The everlasting God, the Lord,
The Creator of the ends of the earth,
Neither faints nor is weary.
His understanding is unsearchable.
He gives power to the weak,
And to those who have no might He increases strength.
Even the youths shall faint and be weary,
And the young men shall utterly fall,
But those who wait on the Lord
Shall renew their strength;
They shall mount up with wings like eagles,
They shall run and not be weary,
They shall walk and not faint.”
Encouragement from song:
Such beautifully powerful reassurance:
“I am not alone without a helper. I am not alone while on my knees. For when my feeble prayers fall silent, with groaning deep the Spirit speaks for me. No not alone without a Teacher, no not alone without a guide. I understand what once was mystery. -The spirit gives to me the mind of Christ.
“I am not alone without a promise. Not without a claim on heaven’s prize. Because the spirit dwells within me, now everything in Christ is surely mine. No not alone without a witness. The voice within has testified: “You are a child of God the Father.” How clearly I have heard His silent cry.
“I am not alone without his power. The God who saves will sanctify. The Spirit grieved and I awakened. Now with that very power he purifies. No not alone without a boldness, replacing fear with love and might. Oh what a gift the Spirit gives me -to bravely stand and boast of Jesus Christ!”
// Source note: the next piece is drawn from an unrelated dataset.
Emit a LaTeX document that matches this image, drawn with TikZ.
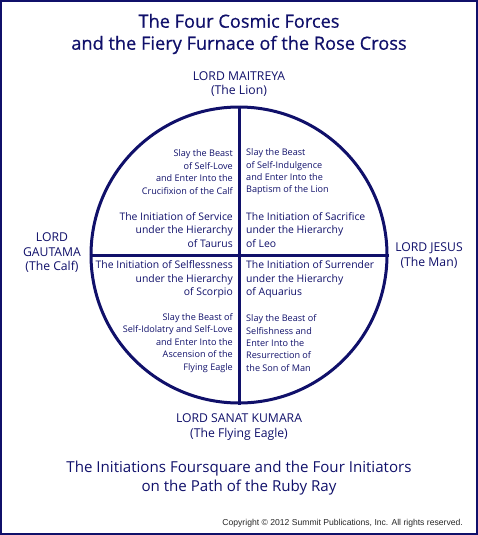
\documentclass[tikz,border=0pt]{standalone}
\usepackage{fontspec}
\setmainfont{Open Sans}
\newfontfamily\titlefont[FakeBold=0.6]{Open Sans}
\newfontfamily\copyfont{Liberation Sans}
\definecolor{navy}{RGB}{16,16,106}

\begin{document}
\begin{tikzpicture}[x=1pt,y=-1pt,
  every node/.style={text=navy,inner sep=0pt},
  title/.style={font=\titlefont\fontsize{18.2}{22}\selectfont,align=center},
  subtitle/.style={font=\fontsize{15.1}{19.5}\selectfont,align=center},
  lord/.style={font=\fontsize{12.2}{14.5}\selectfont,align=center},
  initiation/.style={font=\fontsize{10.4}{13.5}\selectfont},
  beast/.style={font=\fontsize{9.1}{12.4}\selectfont}]
  \useasboundingbox (0,0) rectangle (478,535);
  \draw[navy,line width=1.5pt] (1,1) rectangle (477,534);
  %
  \node[title] (title) at (239,34)
       {The Four Cosmic Forces\\and the Fiery Furnace of the Rose Cross};
  %
  \node[circle,draw=navy,line width=3pt,minimum size=296pt] (rose) at (239,255) {};
  \draw[navy,line width=3pt] (rose.north) -- (rose.south);
  \draw[navy,line width=3pt] (rose.west) -- (rose.east);
  %
  \node[lord] (maitreya) at (239,84) {LORD MAITREYA\\(The Lion)};
  \node[lord] (gautama) at (52,253) {LORD\\GAUTAMA\\(The Calf)};
  \node[lord] (jesus) at (429,255.5) {LORD JESUS\\(The Man)};
  \node[lord] (sanat) at (239,427) {LORD SANAT KUMARA\\(The Flying Eagle)};
  %
  % upper left
  \node[beast,align=right,anchor=east] (calf) at (233,172)
       {Slay the Beast\\of Self-Love\\and Enter Into the\\Crucifixion of the Calf};
  \node[initiation,align=right,anchor=east] (service) at (233,230)
       {The Initiation of Service\\under the Hierarchy\\of Taurus};
  % upper right
  \node[beast,align=left,anchor=west] (lion) at (246,172)
       {Slay the Beast\\of Self-Indulgence\\and Enter Into the\\Baptism of the Lion};
  \node[initiation,align=left,anchor=west] (sacrifice) at (246,230)
       {The Initiation of Sacrifice\\under the Hierarchy\\of Leo};
  % lower left
  \node[initiation,align=right,anchor=east] (selflessness) at (233,279.5)
       {The Initiation of Selflessness\\under the Hierarchy\\of Scorpio};
  \node[beast,align=right,anchor=east] (eagle) at (233,343)
       {Slay the Beast of\\Self-Idolatry and Self-Love\\and Enter Into the\\Ascension of the\\Flying Eagle};
  % lower right
  \node[initiation,align=left,anchor=west] (surrender) at (246,279.5)
       {The Initiation of Surrender\\under the Hierarchy\\of Aquarius};
  \node[beast,align=left,anchor=west] (man) at (246,343)
       {Slay the Beast of\\Selfishness and\\Enter Into the\\Resurrection of\\the Son of Man};
  %
  \node[subtitle] (subtitle) at (239,478)
       {The Initiations Foursquare and the Four Initiators\\on the Path of the Ruby Ray};
  \node[anchor=east,font=\copyfont\fontsize{8.6}{10}\selectfont,text=black!85] (copy) at (463,523)
       {Copyright \textcopyright\ 2012 Summit Publications, Inc. All rights reserved.};
\end{tikzpicture}
\end{document}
“I am not alone without a Comfort. I am not alone to face the storm. The Prince of Peace has sent his Spirit. Oh what is there to calm or comfort more? No not alone without his presence. Though all forsake, He still remains. Who could have known when Christ departed, just how much closer now my God became.”
“This is my father’s world, Oh let me not forget,
That though the wrong seems oh so strong, God is the ruler yet.
Someday all will be right!
Someday the darkness will be shattered by the light!
Someday our Creator will be king forever!
Jesus will reign someday!
This is my father’s world. -Why should my heart be sad?
For He is king! Let the heavens ring, and let the earth be glad.
This is my father’s world, and while on earth I roam,
What’er my lot, it matters not. For God is on throne!”